» TASK
Quote the whole listing word for word. Do not include the pictures.

» INFORMATION PROVIDED

%%

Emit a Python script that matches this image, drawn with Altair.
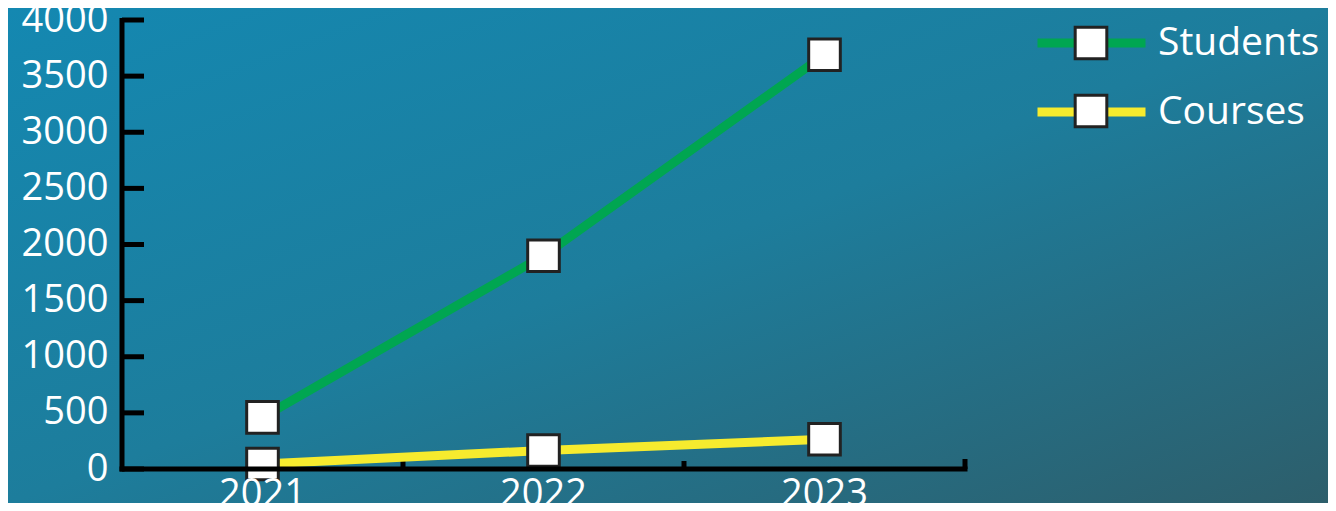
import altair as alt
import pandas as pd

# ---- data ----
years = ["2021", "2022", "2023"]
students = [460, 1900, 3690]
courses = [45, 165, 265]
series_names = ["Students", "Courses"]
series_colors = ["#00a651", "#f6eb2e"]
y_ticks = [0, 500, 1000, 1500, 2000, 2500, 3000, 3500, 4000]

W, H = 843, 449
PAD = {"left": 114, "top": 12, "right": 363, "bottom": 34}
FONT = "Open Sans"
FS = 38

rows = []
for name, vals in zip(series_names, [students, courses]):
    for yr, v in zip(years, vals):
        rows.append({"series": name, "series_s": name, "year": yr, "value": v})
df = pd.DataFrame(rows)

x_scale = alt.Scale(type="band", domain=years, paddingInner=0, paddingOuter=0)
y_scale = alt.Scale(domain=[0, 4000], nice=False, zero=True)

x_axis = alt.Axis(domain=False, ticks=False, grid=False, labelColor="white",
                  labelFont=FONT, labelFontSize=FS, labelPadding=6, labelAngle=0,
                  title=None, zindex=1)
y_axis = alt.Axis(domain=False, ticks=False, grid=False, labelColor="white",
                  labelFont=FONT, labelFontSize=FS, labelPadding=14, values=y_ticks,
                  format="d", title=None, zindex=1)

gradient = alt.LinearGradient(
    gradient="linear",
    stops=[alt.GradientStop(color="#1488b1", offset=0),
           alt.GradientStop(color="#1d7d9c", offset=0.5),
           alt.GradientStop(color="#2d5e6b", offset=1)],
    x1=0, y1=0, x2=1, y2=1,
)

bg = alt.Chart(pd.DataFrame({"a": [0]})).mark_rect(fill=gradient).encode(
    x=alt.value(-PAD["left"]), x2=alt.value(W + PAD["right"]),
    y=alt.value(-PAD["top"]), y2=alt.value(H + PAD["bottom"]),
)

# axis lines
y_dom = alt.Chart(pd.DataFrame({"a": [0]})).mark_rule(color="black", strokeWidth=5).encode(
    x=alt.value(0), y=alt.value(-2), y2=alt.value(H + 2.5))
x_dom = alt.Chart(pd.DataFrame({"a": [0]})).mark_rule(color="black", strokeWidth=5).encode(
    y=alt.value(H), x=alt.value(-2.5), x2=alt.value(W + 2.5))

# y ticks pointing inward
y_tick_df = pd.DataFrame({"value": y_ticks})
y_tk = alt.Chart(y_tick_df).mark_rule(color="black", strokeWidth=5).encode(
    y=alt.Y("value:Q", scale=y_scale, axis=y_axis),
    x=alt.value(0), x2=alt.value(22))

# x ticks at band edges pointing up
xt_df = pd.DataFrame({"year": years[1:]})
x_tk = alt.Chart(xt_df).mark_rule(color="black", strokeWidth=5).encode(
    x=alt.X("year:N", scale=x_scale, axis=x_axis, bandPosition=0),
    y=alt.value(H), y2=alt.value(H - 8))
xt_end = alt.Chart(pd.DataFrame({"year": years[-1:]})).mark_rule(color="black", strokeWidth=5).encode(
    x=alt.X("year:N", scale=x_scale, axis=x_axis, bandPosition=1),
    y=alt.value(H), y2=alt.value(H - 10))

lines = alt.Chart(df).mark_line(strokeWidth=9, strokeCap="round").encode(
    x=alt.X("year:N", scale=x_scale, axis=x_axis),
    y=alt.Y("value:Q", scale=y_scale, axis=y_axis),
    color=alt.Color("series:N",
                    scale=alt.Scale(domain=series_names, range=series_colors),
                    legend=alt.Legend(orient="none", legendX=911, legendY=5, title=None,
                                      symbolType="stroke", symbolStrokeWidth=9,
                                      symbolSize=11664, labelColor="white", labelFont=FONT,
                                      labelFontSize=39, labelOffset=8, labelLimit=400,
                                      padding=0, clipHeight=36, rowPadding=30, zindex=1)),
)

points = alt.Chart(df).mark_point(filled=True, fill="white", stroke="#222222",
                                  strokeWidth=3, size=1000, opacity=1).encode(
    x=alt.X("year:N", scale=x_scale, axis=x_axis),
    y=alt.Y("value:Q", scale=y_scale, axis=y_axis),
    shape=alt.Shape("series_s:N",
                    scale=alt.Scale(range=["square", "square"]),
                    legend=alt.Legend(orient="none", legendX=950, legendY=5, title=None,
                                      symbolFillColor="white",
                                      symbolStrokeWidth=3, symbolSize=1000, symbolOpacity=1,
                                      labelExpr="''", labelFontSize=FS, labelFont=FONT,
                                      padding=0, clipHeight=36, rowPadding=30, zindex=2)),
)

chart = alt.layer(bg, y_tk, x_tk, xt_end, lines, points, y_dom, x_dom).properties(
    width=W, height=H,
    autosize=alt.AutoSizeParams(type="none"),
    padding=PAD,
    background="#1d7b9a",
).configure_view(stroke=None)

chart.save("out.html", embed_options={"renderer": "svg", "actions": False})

%%

» TASK RESPONSE
Emit a Python script that matches this image, drawn with Altair.
import altair as alt
import pandas as pd

# ---- data ----
years = ["2021", "2022", "2023"]
students = [460, 1900, 3690]
courses = [45, 165, 265]
series_names = ["Students", "Courses"]
series_colors = ["#00a651", "#f6eb2e"]
y_ticks = [0, 500, 1000, 1500, 2000, 2500, 3000, 3500, 4000]

W, H = 843, 449
PAD = {"left": 114, "top": 12, "right": 363, "bottom": 34}
FONT = "Open Sans"
FS = 38

rows = []
for name, vals in zip(series_names, [students, courses]):
    for yr, v in zip(years, vals):
        rows.append({"series": name, "series_s": name, "year": yr, "value": v})
df = pd.DataFrame(rows)

x_scale = alt.Scale(type="band", domain=years, paddingInner=0, paddingOuter=0)
y_scale = alt.Scale(domain=[0, 4000], nice=False, zero=True)

x_axis = alt.Axis(domain=False, ticks=False, grid=False, labelColor="white",
                  labelFont=FONT, labelFontSize=FS, labelPadding=6, labelAngle=0,
                  title=None, zindex=1)
y_axis = alt.Axis(domain=False, ticks=False, grid=False, labelColor="white",
                  labelFont=FONT, labelFontSize=FS, labelPadding=14, values=y_ticks,
                  format="d", title=None, zindex=1)

gradient = alt.LinearGradient(
    gradient="linear",
    stops=[alt.GradientStop(color="#1488b1", offset=0),
           alt.GradientStop(color="#1d7d9c", offset=0.5),
           alt.GradientStop(color="#2d5e6b", offset=1)],
    x1=0, y1=0, x2=1, y2=1,
)

bg = alt.Chart(pd.DataFrame({"a": [0]})).mark_rect(fill=gradient).encode(
    x=alt.value(-PAD["left"]), x2=alt.value(W + PAD["right"]),
    y=alt.value(-PAD["top"]), y2=alt.value(H + PAD["bottom"]),
)

# axis lines
y_dom = alt.Chart(pd.DataFrame({"a": [0]})).mark_rule(color="black", strokeWidth=5).encode(
    x=alt.value(0), y=alt.value(-2), y2=alt.value(H + 2.5))
x_dom = alt.Chart(pd.DataFrame({"a": [0]})).mark_rule(color="black", strokeWidth=5).encode(
    y=alt.value(H), x=alt.value(-2.5), x2=alt.value(W + 2.5))

# y ticks pointing inward
y_tick_df = pd.DataFrame({"value": y_ticks})
y_tk = alt.Chart(y_tick_df).mark_rule(color="black", strokeWidth=5).encode(
    y=alt.Y("value:Q", scale=y_scale, axis=y_axis),
    x=alt.value(0), x2=alt.value(22))

# x ticks at band edges pointing up
xt_df = pd.DataFrame({"year": years[1:]})
x_tk = alt.Chart(xt_df).mark_rule(color="black", strokeWidth=5).encode(
    x=alt.X("year:N", scale=x_scale, axis=x_axis, bandPosition=0),
    y=alt.value(H), y2=alt.value(H - 8))
xt_end = alt.Chart(pd.DataFrame({"year": years[-1:]})).mark_rule(color="black", strokeWidth=5).encode(
    x=alt.X("year:N", scale=x_scale, axis=x_axis, bandPosition=1),
    y=alt.value(H), y2=alt.value(H - 10))

lines = alt.Chart(df).mark_line(strokeWidth=9, strokeCap="round").encode(
    x=alt.X("year:N", scale=x_scale, axis=x_axis),
    y=alt.Y("value:Q", scale=y_scale, axis=y_axis),
    color=alt.Color("series:N",
                    scale=alt.Scale(domain=series_names, range=series_colors),
                    legend=alt.Legend(orient="none", legendX=911, legendY=5, title=None,
                                      symbolType="stroke", symbolStrokeWidth=9,
                                      symbolSize=11664, labelColor="white", labelFont=FONT,
                                      labelFontSize=39, labelOffset=8, labelLimit=400,
                                      padding=0, clipHeight=36, rowPadding=30, zindex=1)),
)

points = alt.Chart(df).mark_point(filled=True, fill="white", stroke="#222222",
                                  strokeWidth=3, size=1000, opacity=1).encode(
    x=alt.X("year:N", scale=x_scale, axis=x_axis),
    y=alt.Y("value:Q", scale=y_scale, axis=y_axis),
    shape=alt.Shape("series_s:N",
                    scale=alt.Scale(range=["square", "square"]),
                    legend=alt.Legend(orient="none", legendX=950, legendY=5, title=None,
                                      symbolFillColor="white",
                                      symbolStrokeWidth=3, symbolSize=1000, symbolOpacity=1,
                                      labelExpr="''", labelFontSize=FS, labelFont=FONT,
                                      padding=0, clipHeight=36, rowPadding=30, zindex=2)),
)

chart = alt.layer(bg, y_tk, x_tk, xt_end, lines, points, y_dom, x_dom).properties(
    width=W, height=H,
    autosize=alt.AutoSizeParams(type="none"),
    padding=PAD,
    background="#1d7b9a",
).configure_view(stroke=None)

chart.save("out.html", embed_options={"renderer": "svg", "actions": False})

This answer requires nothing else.